Ketiga, Peraturan Perlindungan Jaminan Keamanan bagi hakim. Hakim yang menjalankan tugas negara berhak mendapatkan perlindungan hukum dan keamanan agar dapat menjalankan tugasnya tanpa rasa takut atau ancaman.
"Terakhir pengesahan RUU Contempt of Court. Sebuah upaya untuk menjaga kewibawaan peradilan dan memberikan perlindungan terhadap proses peradilan dari segala bentuk intervensi dan penghinaan," kata Fauzan.
Aksi cuti bersama ini lanjutnya juga bukanlah pilihan yang diambil dengan tergesa-gesa. Sejak 2019, para hakim melalui organisasi profesinya, Ikatan Hakim Indonesia (IKAHI) telah berjuang dengan sabar dan gigih untuk mendorong perubahan terhadap PP 94 Tahun 2012.
Berbagai upaya resmi dan formal telah ditempuh dengan harapan agar pemerintah memberikan perhatian yang serius dan langkah nyata terhadap tuntutan tersebut.
Kata Fauzan, aksi cuti bersama pada tanggal 7 hingga 11 Oktober 2024 adalah sebuah langkah terakhir atau ultimum remedium yang diambil dengan tekad bulat dan keberanian tinggi oleh para hakim di seluruh penjuru negeri.
"Hingga hari ini, perjuangan itu belum mendapatkan tanggapan yang sepadan dari pemerintah. Oleh karena itu, dengan berat hati namun penuh keyakinan, aksi cuti bersama ini menjadi pilihan terakhir demi memperjuangkan martabat dan kesejahteraan hakim di Indonesia," ujar Fauzan.
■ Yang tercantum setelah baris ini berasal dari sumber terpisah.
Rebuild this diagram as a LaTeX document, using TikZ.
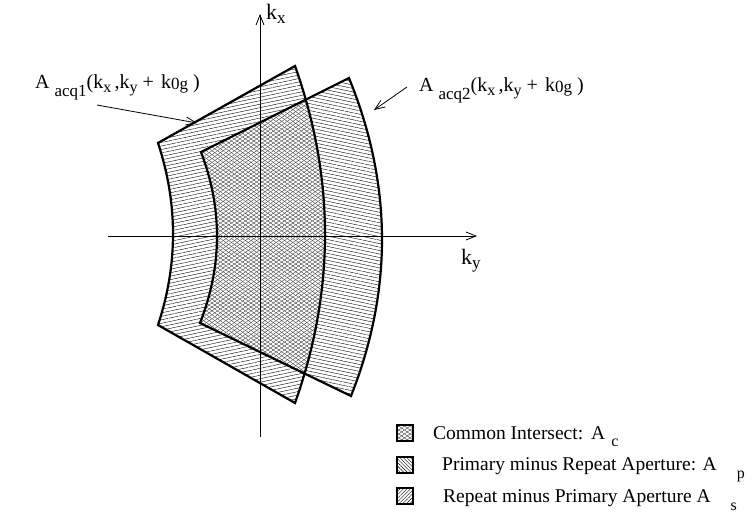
\documentclass[tikz,border=0pt]{standalone}
\usepackage{fontspec}
\setmainfont{Liberation Serif}
\usetikzlibrary{patterns.meta,arrows.meta}
\newcommand\lowtxt[3]{\raisebox{#1}{\fontsize{#2}{#2}\selectfont #3}}
\def\pone{(158,143) -- (295,66) .. controls (335,178.3) and (335,290.7) .. (295,403) -- (158,325) .. controls (178,264.3) and (178,203.7) .. cycle}
\def\ptwo{(201,152) -- (349,78) .. controls (392.3,184) and (393,290) .. (351,396) -- (200,323) .. controls (222.3,266) and (222.7,209) .. cycle}
\tikzset{
  outline/.style={line width=2.2pt, line join=miter},
  axis/.style={line width=0.8pt, -{Straight Barb[length=10pt,width=8pt,line width=0.8pt]}},
  pointer/.style={line width=0.8pt, -{Straight Barb[length=10pt,width=8pt,line width=0.8pt]}},
  primfill/.style={pattern={Lines[angle=12,distance=3.4pt,line width=0.4pt]}},
  repfill/.style={pattern={Lines[angle=-12,distance=3.4pt,line width=0.4pt]}},
  meshA/.style={pattern={Lines[angle=35,distance=3.2pt,line width=0.4pt]}, pattern color=black!75},
  meshB/.style={pattern={Lines[angle=-35,distance=3.2pt,line width=0.4pt]}, pattern color=black!75},
  legbox/.style={line width=1.6pt},
  lbl/.style={inner sep=0pt, font=\fontsize{20}{22}\selectfont},
  axlbl/.style={inner sep=0pt, font=\fontsize{22}{24}\selectfont},
  legtxt/.style={inner sep=0pt, anchor=base west, font=\fontsize{19.5}{22}\selectfont}
}
\begin{document}
\begin{tikzpicture}[x=1pt,y=-1pt]
\useasboundingbox (0,0) rectangle (752,514);
% fills
\fill[white] \pone;
\fill[primfill] \pone;
\fill[white] \ptwo;
\fill[repfill] \ptwo;
\begin{scope}
  \clip \pone;
  \fill[white] \ptwo;
  \fill[meshA] \ptwo;
  \fill[meshB] \ptwo;
\end{scope}
% axes
\coordinate (yL) at (108,236);
\coordinate (yR) at (477,236);
\coordinate (xB) at (260,437);
\coordinate (xT) at (260,14);
\draw[axis] (yL) -- (yR);
\draw[axis] (xB) -- (xT);
% outlines
\draw[outline] \pone;
\draw[outline] \ptwo;
% axis labels
\node[axlbl, anchor=north west] (kx) at (266,4) {k\lowtxt{-4pt}{17}{x}};
\node[axlbl, anchor=north west] (ky) at (461,249) {k\lowtxt{-4pt}{17}{y}};
% shape labels
\node[lbl, anchor=base west] (l1) at (35,88) {A\hspace{5pt}\lowtxt{-8pt}{17}{acq1}(k\lowtxt{-4pt}{16}{x}\,,k\lowtxt{-4pt}{16}{y} +\hspace{7pt}k\lowtxt{-1pt}{17}{0g} )};
\node[lbl, anchor=base west] (l2) at (419,91) {A\hspace{5pt}\lowtxt{-8pt}{17}{acq2}(k\lowtxt{-4pt}{16}{x}\,,k\lowtxt{-4pt}{16}{y} +\hspace{7pt}k\lowtxt{-1pt}{17}{0g} )};
\coordinate (a1s) at (97,105);
\coordinate (a1e) at (197,123);
\coordinate (a2s) at (407,87);
\coordinate (a2e) at (374,110);
\draw[pointer] (a1s) -- (a1e);
\draw[pointer] (a2s) -- (a2e);
% legend
\fill[white] (397,425) rectangle (413,441);
\fill[meshA] (397,425) rectangle (413,441);
\fill[meshB] (397,425) rectangle (413,441);
\draw[legbox] (397,425) rectangle (413,441);
\node[legtxt] (t1) at (433,439) {Common Intersect:\hspace{8pt}A\hspace{6pt}\lowtxt{-7pt}{16}{c}};
\fill[pattern={Lines[angle=-45,distance=2.5pt,line width=0.4pt]}] (397,457) rectangle (413,473);
\draw[legbox] (397,457) rectangle (413,473);
\node[legtxt] (t2) at (442,470) {Primary minus Repeat Aperture: A\hspace{20pt}\lowtxt{-8pt}{16}{p}};
\fill[pattern={Lines[angle=45,distance=2.5pt,line width=0.4pt]}] (397,488) rectangle (413,504);
\draw[legbox] (397,488) rectangle (413,504);
\node[legtxt] (t3) at (443,502) {Repeat minus Primary Aperture A\hspace{20pt}\lowtxt{-8pt}{16}{s}};
\end{tikzpicture}
\end{document}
"Kami tidak hanya menuntut hak kami, kami berjuang untuk masa depan bangsa yang lebih adil, di mana hukum menjadi naungan dan bukan sekadar bayangan. Mari satukan langkah, satukan suara, dan satukan hati, karena perubahan besar hanya terwujud ketika kita bergerak bersama. Inilah saatnya kita menjadi bagian dari sejarah, sejarah tentang bangsa yang tak pernah menyerah untuk memperjuangkan keadilan bagi semua," tambahnya.
Baca juga: DPR Dukung Kenaikan Gaji dan Tunjangan Hakim se-Indonesia Buntut Ancaman Mogok Kerja Massal
Fauzan juga menjelaskan aksi cuti massal ini telah mendapatkan dukungan yang sangat besar dari berbagai kalangan.
Dukungan ini datang dari hakim tingkat pertama yang berjuang di seluruh nusantara, hakim tingkat banding, hingga beberapa hakim agung yang turut menyuarakan pentingnya gerakan ini.
Tak hanya dari kalangan hakim, solidaritas ini juga mendapatkan dukungan dari civil society, kelompok akademisi, dan lembaga-lembaga yang peduli terhadap independensi peradilan di Indonesia.
"Dukungan mereka menjadi bukti bahwa perjuangan ini adalah milik kita semua, milik bangsa Indonesia yang mendambakan peradilan yang adil dan berwibawa," ujar Fauzan.
Terpisah, anggota Komisi III DPR RI dari Fraksi PDIP, Trimedya Panjaitan, meminta ribuan hakim di pengadilan seluruh Indonesia membatalkan rencana mogok massal mereka.
"Kalau belum jadi ya seyogyanya dibatalkan," kata Trimedya kepada Tribunnews, Sabtu (28/9).
Trimedya mengatakan rencana mogok massal itu sangat memprihatinkan. Sebab, itu akan mengganggu masyarakat pencari keadilan.